[Rows from a dataset of charts and code]
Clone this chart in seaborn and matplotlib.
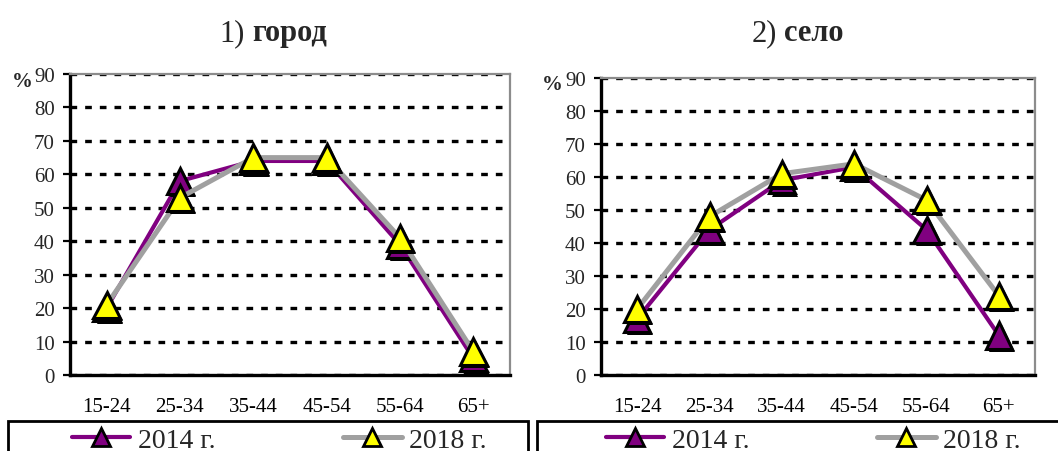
import numpy as np
import matplotlib
matplotlib.use("Agg")
import matplotlib.pyplot as plt
import matplotlib.patheffects as pe
from matplotlib.lines import Line2D
from matplotlib.patches import Rectangle
import seaborn as sns

# Age groups and shares (%) for the two survey years
ages = ["15-24", "25-34", "35-44", "45-54", "55-64", "65+"]
city_2014 = [20, 58, 64, 64, 39, 5]
city_2018 = [21, 53, 65, 65, 41, 7]
rural_2014 = [17, 44, 59, 63, 44, 12]
rural_2018 = [20, 48, 61, 64, 53, 24]
yticks = list(range(0, 91, 10))
series_labels = ["2014 г.", "2018 г."]
panel_numbers = ["1)", "2)"]
panel_names = ["город", "село"]

sns.set_style("white")
plt.rcParams["font.family"] = ["Liberation Serif", "DejaVu Serif"]

W, H = 1058, 452
fig = plt.figure(figsize=(W / 100, H / 100), dpi=100)
fig.patch.set_facecolor("white")

PURPLE = "#800080"
GREY = "#a0a0a0"
YELLOW = "#ffff00"


def fx(px):
    return px / W


def fy(py):
    return 1 - py / H


# axes boxes in pixels: left, top, right, bottom
boxes = [(70, 75, 510, 376), (601, 79, 1035, 376)]
panels = [(city_2014, city_2018), (rural_2014, rural_2018)]

shadow = [pe.SimplePatchShadow(offset=(2.2, -2.2), shadow_rgbFace="black", alpha=1.0), pe.Normal()]
x = np.arange(len(ages))

axes = []
for (l, t, r, b), (s14, s18) in zip(boxes, panels):
    ax = fig.add_axes([fx(l), fy(b), fx(r - l), fy(t) - fy(b)])
    axes.append(ax)
    for vals, col, lw, mfc, z in [(s14, PURPLE, 3.0, PURPLE, 3), (s18, GREY, 3.6, YELLOW, 5)]:
        sns.lineplot(x=x, y=vals, ax=ax, color=col, linewidth=lw, zorder=z)
        sns.lineplot(x=x, y=vals, ax=ax, linestyle="none", marker="^", markersize=19,
                     markerfacecolor=mfc, markeredgecolor="black", markeredgewidth=2.2,
                     path_effects=shadow, zorder=z + 1)
    ax.set_xlim(-0.5, len(ages) - 0.5)
    ax.set_ylim(0, 90)
    ax.set_yticks(yticks)
    ax.set_xticks(x)
    ax.set_xticklabels(ages)
    ax.set_xticks(np.arange(-0.5, len(ages), 1.0), minor=True)
    ax.tick_params(axis="x", which="major", length=0, pad=16, labelsize=15, colors="black")
    ax.tick_params(axis="x", which="minor", length=6, width=2, direction="out", color="black")
    ax.tick_params(axis="y", length=5, width=1.6, direction="out", pad=6, labelsize=15,
                   color="black", left=True)
    ax.yaxis.grid(True, color="black", linestyle=(0, (2.0, 2.4)), linewidth=2.4)
    ax.xaxis.grid(False)
    ax.set_axisbelow(True)
    for side in ["left", "bottom"]:
        ax.spines[side].set_color("black")
        ax.spines[side].set_linewidth(2.4)
    for side in ["top", "right"]:
        ax.spines[side].set_color("#8c8c8c")
        ax.spines[side].set_linewidth(1.6)
        ax.spines[side].set_visible(True)
    ax.set_xlabel("")
    ax.set_ylabel("")

# percent sign beside the top tick
for cx, cy in [(22, 82), (552, 85)]:
    fig.text(fx(cx), fy(cy), "%", ha="center", va="center", fontsize=15, fontweight="bold")

# panel titles: number in regular weight, name in bold
for (xn, xt), num, name in zip([(245, 252), (777, 784)], panel_numbers, panel_names):
    fig.text(fx(xn), fy(41), num, ha="right", va="baseline", fontsize=22)
    fig.text(fx(xt), fy(41), name, ha="left", va="baseline", fontsize=22, fontweight="bold")

# legend boxes and entries below each panel
handles = [
    Line2D([], [], color=PURPLE, lw=3.0, marker="^", markersize=13, markerfacecolor=PURPLE,
           markeredgecolor="black", markeredgewidth=2),
    Line2D([], [], color=GREY, lw=3.6, marker="^", markersize=13, markerfacecolor=YELLOW,
           markeredgecolor="black", markeredgewidth=2),
]
for (bx0, bx1), hx in [((8, 528), 72), ((537, 1100), 606)]:
    fig.add_artist(Rectangle((fx(bx0), fy(480)), fx(bx1 - bx0), fy(422) - fy(480),
                             transform=fig.transFigure, fill=False, edgecolor="black",
                             linewidth=2, clip_on=False))
    fig.legend(handles, series_labels, loc="center left", bbox_to_anchor=(fx(hx), fy(441)),
               ncol=2, frameon=False, fontsize=20, handlelength=2.1, handletextpad=0.27,
               columnspacing=4.6, borderpad=0, borderaxespad=0)

fig.savefig("out.png", dpi=100, facecolor="white")
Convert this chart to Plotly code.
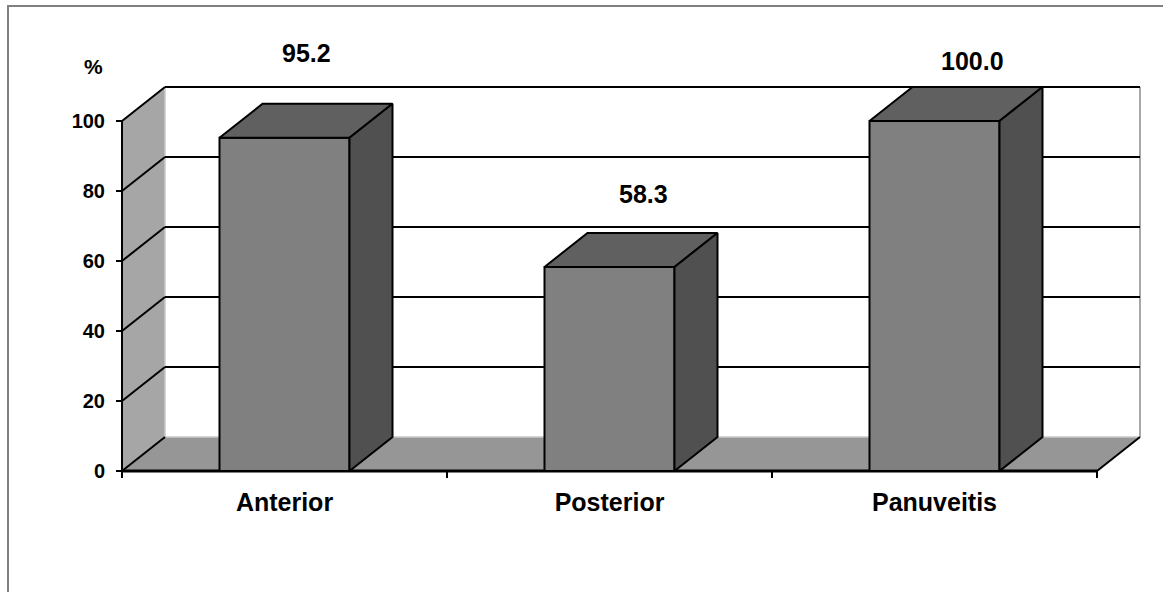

* [What you will do]:
Would you set down the listing exactly, omitting pictures?

* [Result]:
Clone this chart in seaborn and matplotlib.
import numpy as np
import matplotlib
matplotlib.use("Agg")
import matplotlib.pyplot as plt
import matplotlib.patheffects as pe
from matplotlib.lines import Line2D
from matplotlib.patches import Rectangle
import seaborn as sns

# Age groups and shares (%) for the two survey years
ages = ["15-24", "25-34", "35-44", "45-54", "55-64", "65+"]
city_2014 = [20, 58, 64, 64, 39, 5]
city_2018 = [21, 53, 65, 65, 41, 7]
rural_2014 = [17, 44, 59, 63, 44, 12]
rural_2018 = [20, 48, 61, 64, 53, 24]
yticks = list(range(0, 91, 10))
series_labels = ["2014 г.", "2018 г."]
panel_numbers = ["1)", "2)"]
panel_names = ["город", "село"]

sns.set_style("white")
plt.rcParams["font.family"] = ["Liberation Serif", "DejaVu Serif"]

W, H = 1058, 452
fig = plt.figure(figsize=(W / 100, H / 100), dpi=100)
fig.patch.set_facecolor("white")

PURPLE = "#800080"
GREY = "#a0a0a0"
YELLOW = "#ffff00"


def fx(px):
    return px / W


def fy(py):
    return 1 - py / H


# axes boxes in pixels: left, top, right, bottom
boxes = [(70, 75, 510, 376), (601, 79, 1035, 376)]
panels = [(city_2014, city_2018), (rural_2014, rural_2018)]

shadow = [pe.SimplePatchShadow(offset=(2.2, -2.2), shadow_rgbFace="black", alpha=1.0), pe.Normal()]
x = np.arange(len(ages))

axes = []
for (l, t, r, b), (s14, s18) in zip(boxes, panels):
    ax = fig.add_axes([fx(l), fy(b), fx(r - l), fy(t) - fy(b)])
    axes.append(ax)
    for vals, col, lw, mfc, z in [(s14, PURPLE, 3.0, PURPLE, 3), (s18, GREY, 3.6, YELLOW, 5)]:
        sns.lineplot(x=x, y=vals, ax=ax, color=col, linewidth=lw, zorder=z)
        sns.lineplot(x=x, y=vals, ax=ax, linestyle="none", marker="^", markersize=19,
                     markerfacecolor=mfc, markeredgecolor="black", markeredgewidth=2.2,
                     path_effects=shadow, zorder=z + 1)
    ax.set_xlim(-0.5, len(ages) - 0.5)
    ax.set_ylim(0, 90)
    ax.set_yticks(yticks)
    ax.set_xticks(x)
    ax.set_xticklabels(ages)
    ax.set_xticks(np.arange(-0.5, len(ages), 1.0), minor=True)
    ax.tick_params(axis="x", which="major", length=0, pad=16, labelsize=15, colors="black")
    ax.tick_params(axis="x", which="minor", length=6, width=2, direction="out", color="black")
    ax.tick_params(axis="y", length=5, width=1.6, direction="out", pad=6, labelsize=15,
                   color="black", left=True)
    ax.yaxis.grid(True, color="black", linestyle=(0, (2.0, 2.4)), linewidth=2.4)
    ax.xaxis.grid(False)
    ax.set_axisbelow(True)
    for side in ["left", "bottom"]:
        ax.spines[side].set_color("black")
        ax.spines[side].set_linewidth(2.4)
    for side in ["top", "right"]:
        ax.spines[side].set_color("#8c8c8c")
        ax.spines[side].set_linewidth(1.6)
        ax.spines[side].set_visible(True)
    ax.set_xlabel("")
    ax.set_ylabel("")

# percent sign beside the top tick
for cx, cy in [(22, 82), (552, 85)]:
    fig.text(fx(cx), fy(cy), "%", ha="center", va="center", fontsize=15, fontweight="bold")

# panel titles: number in regular weight, name in bold
for (xn, xt), num, name in zip([(245, 252), (777, 784)], panel_numbers, panel_names):
    fig.text(fx(xn), fy(41), num, ha="right", va="baseline", fontsize=22)
    fig.text(fx(xt), fy(41), name, ha="left", va="baseline", fontsize=22, fontweight="bold")

# legend boxes and entries below each panel
handles = [
    Line2D([], [], color=PURPLE, lw=3.0, marker="^", markersize=13, markerfacecolor=PURPLE,
           markeredgecolor="black", markeredgewidth=2),
    Line2D([], [], color=GREY, lw=3.6, marker="^", markersize=13, markerfacecolor=YELLOW,
           markeredgecolor="black", markeredgewidth=2),
]
for (bx0, bx1), hx in [((8, 528), 72), ((537, 1100), 606)]:
    fig.add_artist(Rectangle((fx(bx0), fy(480)), fx(bx1 - bx0), fy(422) - fy(480),
                             transform=fig.transFigure, fill=False, edgecolor="black",
                             linewidth=2, clip_on=False))
    fig.legend(handles, series_labels, loc="center left", bbox_to_anchor=(fx(hx), fy(441)),
               ncol=2, frameon=False, fontsize=20, handlelength=2.1, handletextpad=0.27,
               columnspacing=4.6, borderpad=0, borderaxespad=0)

fig.savefig("out.png", dpi=100, facecolor="white")
Convert this chart to Plotly code.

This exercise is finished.